La niña permaneció sentada muy quieta durante un momento, y luego dijo:

—¿Qué ha ocurrido?

—Te has convertido en un pollo.

El avecilla levantó las alas y bajó la vista para mirarse.

—¿Cómo es que me he convertido en un pollo, Bob? —dijo enderezando la cabeza hacia un lado y mirándole con el ojo izquierdo.

—¡Ah, demonios! Yo esperaba que hubieras resultado parecida a una paloma.

Bob se afanó inútilmente con los ingredientes del guiso para ver qué había fallado.

El pollo saltó sobre una pata alrededor de la silla, probó a mover las alas y se encontró sobre la mesa de la cocina. Caminó hasta el otro extremo y se asomó a un pequeño espejo que colgaba a un lado del fregadero.

—Soy un pollo bastante feo —dijo.

Se analizó con el otro ojo y, al ver que su imagen no mejoraba, regresó al lado del fregadero.

—No me gusta ser un pollo, Bob.

—¿Por qué no? ¿Qué se siente?

—Me siento llena de pellejo y no puedo ver bien.

—¿Qué más se siente?

—Eso es todo.

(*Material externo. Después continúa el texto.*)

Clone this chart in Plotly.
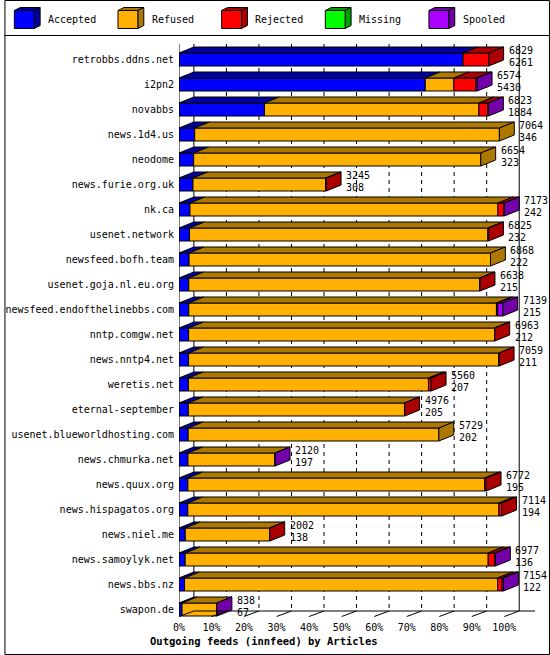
import plotly.graph_objects as go

# ---------------- data ----------------
hosts = ["retrobbs.ddns.net", "i2pn2", "novabbs", "news.1d4.us", "neodome",
         "news.furie.org.uk", "nk.ca", "usenet.network", "newsfeed.bofh.team",
         "usenet.goja.nl.eu.org", "newsfeed.endofthelinebbs.com", "nntp.comgw.net",
         "news.nntp4.net", "weretis.net", "eternal-september",
         "usenet.blueworldhosting.com", "news.chmurka.net", "news.quux.org",
         "news.hispagatos.org", "news.niel.me", "news.samoylyk.net", "news.bbs.nz",
         "swapon.de"]
total = [6829, 6574, 6823, 7064, 6654, 3245, 7173, 6825, 6868, 6638, 7139, 6963,
         7059, 5560, 4976, 5729, 2120, 6772, 7114, 2002, 6977, 7154, 838]
accepted = [6261, 5430, 1884, 346, 323, 308, 242, 232, 222, 215, 215, 212,
            211, 207, 205, 202, 197, 195, 194, 138, 136, 122, 67]
refused = [0, 630, 4727, 6718, 6331, 2927, 6791, 6578, 6646, 6413, 6784, 6746,
           6843, 5293, 4766, 5527, 1918, 6542, 6860, 1859, 6681, 6902, 768]
rejected = [568, 490, 200, 0, 0, 10, 130, 15, 0, 10, 30, 5,
            5, 60, 5, 0, 0, 35, 60, 5, 150, 100, 0]
missing = [0, 0, 0, 0, 0, 0, 0, 0, 0, 0, 0, 0,
           0, 0, 0, 0, 0, 0, 0, 0, 0, 0, 0]
spooled = [0, 24, 12, 0, 0, 0, 10, 0, 0, 0, 110, 0,
           0, 0, 0, 0, 5, 0, 0, 0, 10, 30, 3]

series_names = ["Accepted", "Refused", "Rejected", "Missing", "Spooled"]
front_colors = ["#0000FF", "#FFB000", "#FF0000", "#00FF00", "#AA00FF"]
dark_colors = ["#0000A0", "#AD7800", "#AA0000", "#00A000", "#7400AA"]
x_tick_values = [0, 10, 20, 30, 40, 50, 60, 70, 80, 90, 100]
x_tick_labels = ["0%", "10%", "20%", "30%", "40%", "50%", "60%", "70%", "80%", "90%", "100%"]
title_text = "Outgoing feeds (innfeed) by Articles"

# ---------------- geometry ----------------
FONT = "DejaVu Sans Mono"
W, H = 550, 655
ML, MR, MT, MB = 176, 5, 36, 35
PW, PH = W - ML - MR, H - MT - MB
PX_PCT = 3.28          # pixels per percent
ROW_PX = 25.0          # pixels per row
XMAX = PW / PX_PCT
Y_TOP = -(59.5 - MT) / ROW_PX
Y_BOT = Y_TOP + PH / ROW_PX
DX = 15 / PX_PCT       # depth offset (x)
DY = -6 / ROW_PX       # depth offset (y, upwards)
HALF = 6.5 / ROW_PX    # half bar height


def pxx(px):
    return (px - ML) / PW


def pxy(py):
    return 1 - (py - MT) / PH


series = [accepted, refused, rejected, missing, spooled]
n = len(hosts)
scale = 100.0 / max(total)

fig = go.Figure()
starts = [0] * n
last_seg = [None] * n
for s, vals in enumerate(series):
    bx, bbase, by = [], [], []
    tx, ty = [], []
    for i in range(n):
        v = vals[i]
        if v <= 0:
            continue
        x0 = starts[i] * scale
        x1 = (starts[i] + v) * scale
        bx.append(x1 - x0)
        bbase.append(x0)
        by.append(i)
        yt = i - HALF
        tx += [x0, x1, x1 + DX, x0 + DX, x0, None]
        ty += [yt, yt, yt + DY, yt + DY, yt, None]
        starts[i] += v
        last_seg[i] = s
    if bx:
        fig.add_trace(go.Bar(x=bx, base=bbase, y=by, orientation="h", width=2 * HALF,
                             marker=dict(color=front_colors[s], line=dict(color="black", width=1)),
                             name=series_names[s], showlegend=False, hoverinfo="skip"))
        fig.add_trace(go.Scatter(x=tx, y=ty, mode="lines", fill="toself",
                                 fillcolor=dark_colors[s], line=dict(color="black", width=1),
                                 showlegend=False, hoverinfo="skip"))

# side faces
for s in range(len(series)):
    sx, sy = [], []
    for i in range(n):
        if last_seg[i] != s:
            continue
        x1 = starts[i] * scale
        yt, yb = i - HALF, i + HALF
        sx += [x1, x1 + DX, x1 + DX, x1, x1, None]
        sy += [yt, yt + DY, yb + DY, yb, yt, None]
    if sx:
        fig.add_trace(go.Scatter(x=sx, y=sy, mode="lines", fill="toself",
                                 fillcolor=dark_colors[s], line=dict(color="black", width=1),
                                 showlegend=False, hoverinfo="skip"))

shapes = []
annotations = []

# value labels
for i in range(n):
    xe = starts[i] * scale + DX + 3 / PX_PCT
    annotations.append(dict(x=xe, y=i - 0.38, xref="x", yref="y", text=str(total[i]),
                            showarrow=False, xanchor="left", yanchor="middle",
                            font=dict(family=FONT, size=10, color="black")))
    annotations.append(dict(x=xe, y=i + 0.10, xref="x", yref="y", text=str(accepted[i]),
                            showarrow=False, xanchor="left", yanchor="middle",
                            font=dict(family=FONT, size=10, color="black")))

# back wall grid lines
Y_WALL_TOP = (44 - 59.5) / ROW_PX
Y_BACK_FLOOR = (611 - 59.5) / ROW_PX
Y_FRONT_FLOOR = (616.5 - 59.5) / ROW_PX
for k in x_tick_values:
    solid = k in (x_tick_values[0], x_tick_values[-1])
    shapes.append(dict(type="line", xref="x", yref="y", x0=k + DX, x1=k + DX,
                       y0=Y_WALL_TOP, y1=Y_BACK_FLOOR, layer="below",
                       line=dict(color="black", width=1, dash="solid" if solid else "4px,4px")))
    # floor tick
    shapes.append(dict(type="line", xref="x", yref="y", x0=k, x1=k + DX,
                       y0=Y_FRONT_FLOOR, y1=Y_BACK_FLOOR, layer="above",
                       line=dict(color="black", width=1)))
# front-left axis line
shapes.append(dict(type="line", xref="x", yref="y", x0=0, x1=0, y0=Y_WALL_TOP, y1=Y_FRONT_FLOOR,
                   layer="above", line=dict(color="black", width=1)))
# back floor line
shapes.append(dict(type="line", xref="x", yref="y", x0=DX, x1=(535 - ML) / PX_PCT,
                   y0=Y_BACK_FLOOR, y1=Y_BACK_FLOOR, layer="above",
                   line=dict(color="black", width=1)))
# small left floor tick
shapes.append(dict(type="line", xref="x", yref="y", x0=-13 / PX_PCT, x1=0,
                   y0=Y_FRONT_FLOOR + 3 / ROW_PX, y1=Y_FRONT_FLOOR, layer="above",
                   line=dict(color="black", width=1)))

# frame and legend separator
shapes.append(dict(type="rect", xref="paper", yref="paper", x0=pxx(0.5), x1=pxx(549.5),
                   y0=pxy(0.5), y1=pxy(654.5), line=dict(color="black", width=1)))
shapes.append(dict(type="line", xref="paper", yref="paper", x0=pxx(0), x1=pxx(550),
                   y0=pxy(35.5), y1=pxy(35.5), line=dict(color="black", width=1)))

# legend with 3D boxes
leg_x = [10, 114.5, 219, 323.5, 428]
for s, name in enumerate(series_names):
    x0 = leg_x[s]
    x1, yt, yb = x0 + 20, 10.5, 28.5
    ddx, ddy = 6, -3
    top = f"M {pxx(x0)},{pxy(yt)} L {pxx(x1)},{pxy(yt)} L {pxx(x1+ddx)},{pxy(yt+ddy)} L {pxx(x0+ddx)},{pxy(yt+ddy)} Z"
    side = f"M {pxx(x1)},{pxy(yt)} L {pxx(x1+ddx)},{pxy(yt+ddy)} L {pxx(x1+ddx)},{pxy(yb+ddy)} L {pxx(x1)},{pxy(yb)} Z"
    shapes.append(dict(type="path", xref="paper", yref="paper", path=top,
                       fillcolor=dark_colors[s], line=dict(color="black", width=1)))
    shapes.append(dict(type="path", xref="paper", yref="paper", path=side,
                       fillcolor=dark_colors[s], line=dict(color="black", width=1)))
    shapes.append(dict(type="rect", xref="paper", yref="paper", x0=pxx(x0), x1=pxx(x1),
                       y0=pxy(yb), y1=pxy(yt), fillcolor=front_colors[s],
                       line=dict(color="black", width=1)))
    annotations.append(dict(x=pxx(x0 + 32), y=pxy(20), xref="paper", yref="paper",
                            text=name, showarrow=False, xanchor="left", yanchor="middle",
                            font=dict(family=FONT, size=10, color="black")))

# title at bottom
annotations.append(dict(x=pxx(262), y=pxy(641), xref="paper", yref="paper",
                        text="<b>" + title_text + "</b>", showarrow=False,
                        xanchor="center", yanchor="middle",
                        font=dict(family=FONT, size=10.5, color="black")))

fig.update_layout(
    width=W, height=H,
    margin=dict(l=ML, r=MR, t=MT, b=MB, pad=0),
    paper_bgcolor="white", plot_bgcolor="white",
    barmode="overlay", showlegend=False,
    font=dict(family=FONT, size=10, color="black"),
    shapes=shapes, annotations=annotations,
    xaxis=dict(range=[0, XMAX], tickmode="array", tickvals=x_tick_values,
               ticktext=x_tick_labels, showgrid=False, zeroline=False, showline=False,
               ticks="", tickfont=dict(family=FONT, size=10, color="black"), fixedrange=True),
    yaxis=dict(range=[Y_BOT, Y_TOP], tickmode="array", tickvals=list(range(n)),
               ticktext=hosts, showgrid=False, zeroline=False, showline=False,
               ticks="outside", ticklen=2, tickcolor="rgba(0,0,0,0)",
               tickfont=dict(family=FONT, size=10, color="black"), fixedrange=True),
)

fig.write_html("out.html", config={"displayModeBar": False},
               post_script="document.body.style.margin='0';document.body.style.overflow='hidden';")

Haz que deje de ser esto.

—Primero dime lo que se siente.

—Ya te lo he dicho. Haz que no siga siendo esto.

—¿De qué te asustas? ¿Por qué no ves primero lo que se siente, antes de que vuelvas a cambiar? Esta es una valiosa experiencia.

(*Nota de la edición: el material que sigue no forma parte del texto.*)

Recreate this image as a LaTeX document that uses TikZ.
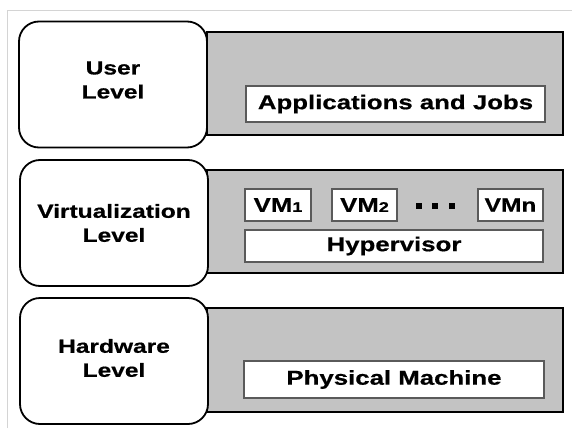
\documentclass[tikz,border=0pt]{standalone}
\usepackage{fontspec}
\setmainfont{Liberation Sans}[FakeStretch=1.29,BoldFeatures={FakeBold=0.6}]
\definecolor{layergray}{HTML}{C3C3C3}
\definecolor{framegray}{HTML}{D4D4D4}
\definecolor{boxedge}{HTML}{5A5A5A}
\begin{document}
\begin{tikzpicture}[x=1pt,y=-1pt,
  levelbox/.style={draw=black,line width=1.8pt,fill=white,rounded corners=20pt,
    minimum width=188pt,minimum height=126pt,inner sep=0pt},
  leveltext/.style={align=center,inner sep=0pt,
    font=\fontsize{19}{24}\selectfont\bfseries},
  layer/.style={draw=black,line width=1.8pt,fill=layergray,minimum width=356pt,
    minimum height=103pt,inner sep=0pt},
  whitebox/.style={draw=boxedge,line width=1.3pt,fill=white,inner sep=0pt,
    font=\fontsize{20}{22}\selectfont\bfseries},
  dotsq/.style={fill=black,minimum size=5.5pt,inner sep=0pt}
]
\useasboundingbox (0,0) rectangle (572,428);
\fill[white] (0,0) rectangle (572,428);
\draw[framegray,line width=0.8pt] (7,428) coordinate (fbl) -- (7,10) coordinate (ftl) -- (572,10) coordinate (ftr);

% user level
\node[layer] (ul) at (385,83.5) {};
\node[levelbox] (ub) at (113,84.5) {};
\node[leveltext] (ubt) at (113,80) {User\\Level};
\node[whitebox,minimum width=299pt,minimum height=36pt] (app) at (395.5,104) {Applications and Jobs};

% virtualization level
\node[layer] (vl) at (385,221.5) {};
\node[levelbox] (vb) at (114,223) {};
\node[leveltext] (vbt) at (114,223) {Virtualization\\Level};
\node[whitebox,minimum width=66pt,minimum height=32pt] (vm1) at (278,205) {VM{\fontsize{14}{14}\selectfont 1}};
\node[whitebox,minimum width=65pt,minimum height=32pt] (vm2) at (364.5,205) {VM{\fontsize{14}{14}\selectfont 2}};
\node[whitebox,minimum width=65pt,minimum height=32pt,font=\fontsize{19}{22}\selectfont\bfseries] (vmn) at (510.5,205) {VMn};
\node[dotsq] (d1) at (419,206) {};
\node[dotsq] (d2) at (435,206) {};
\node[dotsq] (d3) at (452,206) {};
\node[whitebox,minimum width=298pt,minimum height=32pt] (hyp) at (394,246) {Hypervisor};

% hardware level
\node[layer,minimum height=104pt] (hl) at (385,360) {};
\node[levelbox] (hb) at (114,361) {};
\node[leveltext] (hbt) at (114,358) {Hardware\\Level};
\node[whitebox,minimum width=300pt,minimum height=37pt] (pm) at (394,379.5) {Physical Machine};
\end{tikzpicture}
\end{document}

El pollo intentó poner las manos en las caderas, pero no se encontró ni manos ni caderas.

—Más vale que me cambies otra vez —dijo, y lanzó a Bob la mirada de su ojo izquierdo.

—¿Quieres dejar de ser estúpida y ver primero lo que se siente?

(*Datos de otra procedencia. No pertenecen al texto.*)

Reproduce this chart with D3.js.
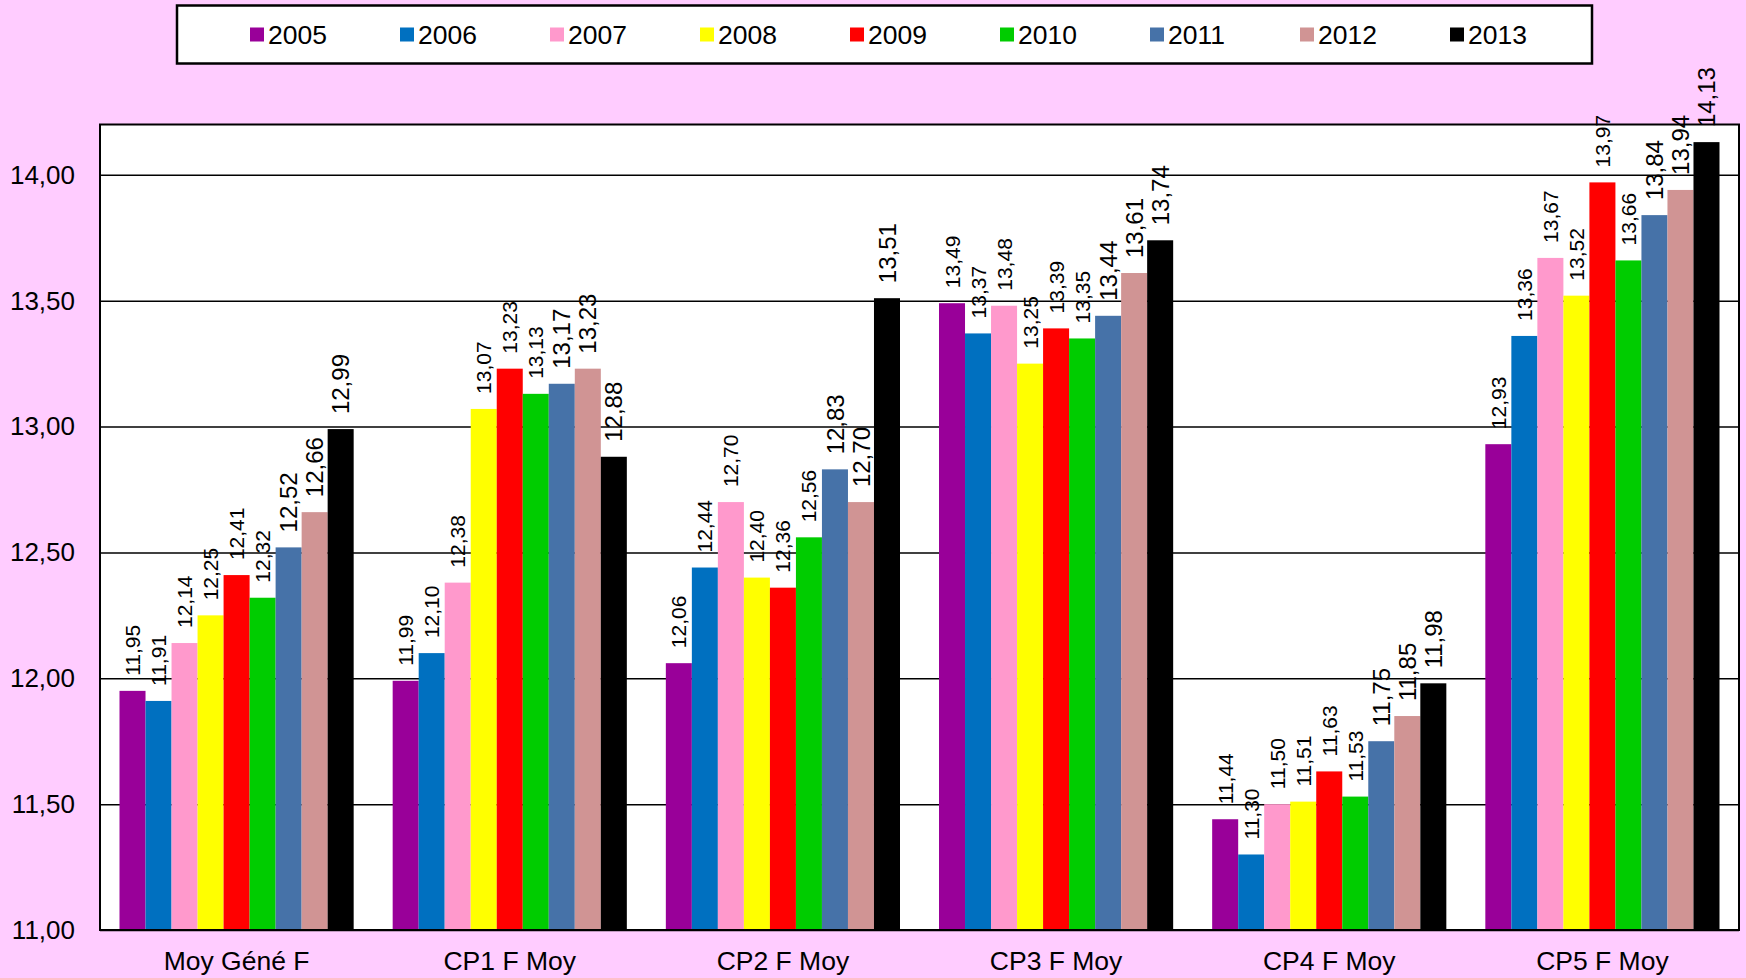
<!DOCTYPE html>
<html>
<head>
<meta charset="utf-8">
<script src="https://cdn.jsdelivr.net/npm/d3@7"></script>
<style>
    body { margin: 0; background: #FFCCFF; }
    svg { display: block; font-family: "Liberation Sans", Arial, sans-serif; }
</style>
</head>
<body>
<div id="chart"></div>
<script>
// categories and years
const categories = ['Moy Géné F', 'CP1 F Moy', 'CP2 F Moy', 'CP3 F Moy', 'CP4 F Moy', 'CP5 F Moy'];
const years = ['2005', '2006', '2007', '2008', '2009', '2010', '2011', '2012', '2013'];

// one array per year, in category order
const values2005 = [11.95, 11.99, 12.06, 13.49, 11.44, 12.93];
const values2006 = [11.91, 12.10, 12.44, 13.37, 11.30, 13.36];
const values2007 = [12.14, 12.38, 12.70, 13.48, 11.50, 13.67];
const values2008 = [12.25, 13.07, 12.40, 13.25, 11.51, 13.52];
const values2009 = [12.41, 13.23, 12.36, 13.39, 11.63, 13.97];
const values2010 = [12.32, 13.13, 12.56, 13.35, 11.53, 13.66];
const values2011 = [12.52, 13.17, 12.83, 13.44, 11.75, 13.84];
const values2012 = [12.66, 13.23, 12.70, 13.61, 11.85, 13.94];
const values2013 = [12.99, 12.88, 13.51, 13.74, 11.98, 14.13];

const yTicks = [11, 11.5, 12, 12.5, 13, 13.5, 14];

const colors = ['#990099', '#0070C0', '#FF99CC', '#FFFF00', '#FF0000', '#00CC00', '#4672A8', '#D09494', '#000000'];

const series = [values2005, values2006, values2007, values2008, values2009,
                values2010, values2011, values2012, values2013];

// flatten for drawing
const data = [];
series.forEach((vals, yi) => {
    vals.forEach((v, ci) => {
        data.push({cat: categories[ci], year: years[yi], yi: yi, value: v});
    });
});

const fmt = d => d.toFixed(2).replace('.', ',');

// dimensions
const margin = {top: 124.5, right: 7, bottom: 48, left: 100};
const totalW = 1746, totalH = 978;
const width = totalW - margin.left - margin.right;
const height = totalH - margin.top - margin.bottom;

const root = d3.select('#chart')
    .append('svg')
    .attr('width', totalW)
    .attr('height', totalH);

root.append('rect')
    .attr('width', totalW)
    .attr('height', totalH)
    .attr('fill', '#FFCCFF');

const svg = root.append('g')
    .attr('transform', `translate(${margin.left}, ${margin.top})`);

// scales
const x0 = d3.scaleBand()
    .domain(categories)
    .range([0, width]);

const groupPad = 19.5;
const x1 = d3.scaleBand()
    .domain(years)
    .range([groupPad, x0.bandwidth() - groupPad]);

const y = d3.scaleLinear()
    .domain([11, 14.2])
    .range([height, 0]);

// plot background
svg.append('rect')
    .attr('width', width)
    .attr('height', height)
    .attr('fill', '#ffffff');

// y axis with gridlines
const yAxis = svg.append('g')
    .call(d3.axisLeft(y)
        .tickValues(yTicks)
        .tickSize(-width)
        .tickPadding(25)
        .tickFormat(fmt));
yAxis.select('.domain').remove();
yAxis.selectAll('.tick line')
    .attr('stroke', '#000')
    .attr('stroke-width', 1.5);
yAxis.selectAll('.tick text')
    .attr('fill', '#000')
    .style('font-size', '26px');

// bars
svg.selectAll('.bar')
    .data(data)
    .enter()
    .append('rect')
    .attr('class', 'bar')
    .attr('x', d => x0(d.cat) + x1(d.year))
    .attr('y', d => y(d.value))
    .attr('width', x1.bandwidth())
    .attr('height', d => height - y(d.value))
    .attr('fill', d => colors[d.yi]);

// value labels, rotated
svg.selectAll('.lbl')
    .data(data)
    .enter()
    .append('text')
    .attr('class', 'lbl')
    .attr('transform', d => `translate(${x0(d.cat) + x1(d.year) + x1.bandwidth() / 2}, ${y(d.value) - 15}) rotate(-90)`)
    .attr('dy', '0.36em')
    .attr('text-anchor', 'start')
    .style('font-size', d => d.yi >= 6 ? '24px' : '21px')
    .attr('fill', '#000')
    .text(d => fmt(d.value));

// plot border
svg.append('rect')
    .attr('width', width)
    .attr('height', height)
    .attr('fill', 'none')
    .attr('stroke', '#000')
    .attr('stroke-width', 2);

// x axis labels
const xAxis = svg.append('g')
    .attr('transform', `translate(0, ${height})`)
    .call(d3.axisBottom(x0).tickSize(0).tickPadding(21));
xAxis.select('.domain').remove();
xAxis.selectAll('.tick text')
    .attr('fill', '#000')
    .style('font-size', '26.5px');

// legend
const legend = root.append('g');
legend.append('rect')
    .attr('x', 177)
    .attr('y', 5.5)
    .attr('width', 1415)
    .attr('height', 58)
    .attr('fill', '#ffffff')
    .attr('stroke', '#000')
    .attr('stroke-width', 2.5);

const legendX = d3.scalePoint()
    .domain(years)
    .range([250, 1450]);

const item = legend.selectAll('.item')
    .data(years)
    .enter()
    .append('g')
    .attr('class', 'item')
    .attr('transform', d => `translate(${legendX(d)}, 34.5)`);

item.append('rect')
    .attr('x', 0)
    .attr('y', -7)
    .attr('width', 14)
    .attr('height', 14)
    .attr('fill', (d, i) => colors[i]);

item.append('text')
    .attr('x', 18)
    .attr('dy', '0.36em')
    .style('font-size', '26.5px')
    .attr('fill', '#000')
    .text(d => d);
</script>
</body>
</html>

Bob encontraba difícil comprender su falta de curiosidad.

—Espera a que mamá vea el lío que has armado. ¡Te la vas a cargar!

Bonnie intentaba con todas sus fuerzas ver a Bob con ambos ojos al mismo tiempo, lo cual era imposible.

—Eres una niñata, Bonnie. Has desperdiciado una oportunidad única. Me has desilusionado.

Bob introdujo el dedo en el suero y lo aproximó al pollo. Este picoteó del dedo lo que pudo y echó la cabeza hacia atrás.

En un instante, el pollo había desaparecido y Bonie estaba allí de nuevo. Se bajó de la mesa, se limpió los ojos y dijo:

—Menos mal que me hiciste volver. Menuda regañina te hubieras llevado.

—¡Bah!, no eres más que una cría —dijo Bob, y se chupó todo un dedo introducido en la fórmula.

—Si me convierto en un caballo, no te dejaré montarme, y si me convierto en un leopardo, te comeré la cabeza.

De nuevo se oyó el gran ¡pop!

Bonnie se puso en pie, con los ojos muy abiertos.

—Oh, Bob —dijo—, ¡eres precioso!

—¿Qué soy? —preguntó Bob.

—¡Eres un precioso San Bernardo, Bob! Vamos a enseñárselo a Melissa y a Chuck.

—¿Un San Bernardo? —el animal parecía molesto—. No quiero ser ningún perro. Quiero ser un leopardo.

—¡Pero estás precioso, Bob! Mírate en el espejo.

—¡¡Noooü

El perro trotó hacia la mesa.

—¿Qué vas a hacer, Bob?

—Voy a intentarlo otra vez.

El perro puso las patas delanteras en la mesa, derramó el suero y lamió un poco a medida que caía al suelo. ¡Pop!, hizo el suero al surtir efecto. Bobby siguió a cuatro patas y continuó lamiendo. ¡Pop!, hizo el suero de nuevo.

—¿Qué soy ahora? —preguntó.

—Sigues siendo un San Bernardo —dijo Bonnie.

—Al diablo entonces —dijo el perro—. Dejemos esto de una vez.

El perro tomó un último lametón de suero.

¡Pop!

Bobby se levantó del suelo y, abatido, salió por la puerta trasera. Bonnie salió tras él.

—¿Qué hacemos ahora, Bob?

—Vamos a la tienda de Thrifty a comprar un helado.

Bajaron en silencio la colina, Bobby cavilando melancólico por no haberse convertido en leopardo y Bonnie lamentando que no hubiera quedado como un San Bernardo.

Al llegar a la calle mayor de la pequeña ciudad, Bonnie se volvió hacia su hermano.

—¿Quieres hacer más de esa mezcla mañana?

—No de la misma —dijo Bob.

—¿Qué haremos entonces?

—No lo he decidido aún.

—¿Quieres hacer una bomba atómica?

—Puede.

—¿La podemos hacer en la jarra?

—Seguro que sí —dijo Bob—. Sólo que necesitaremos un par de cebollas.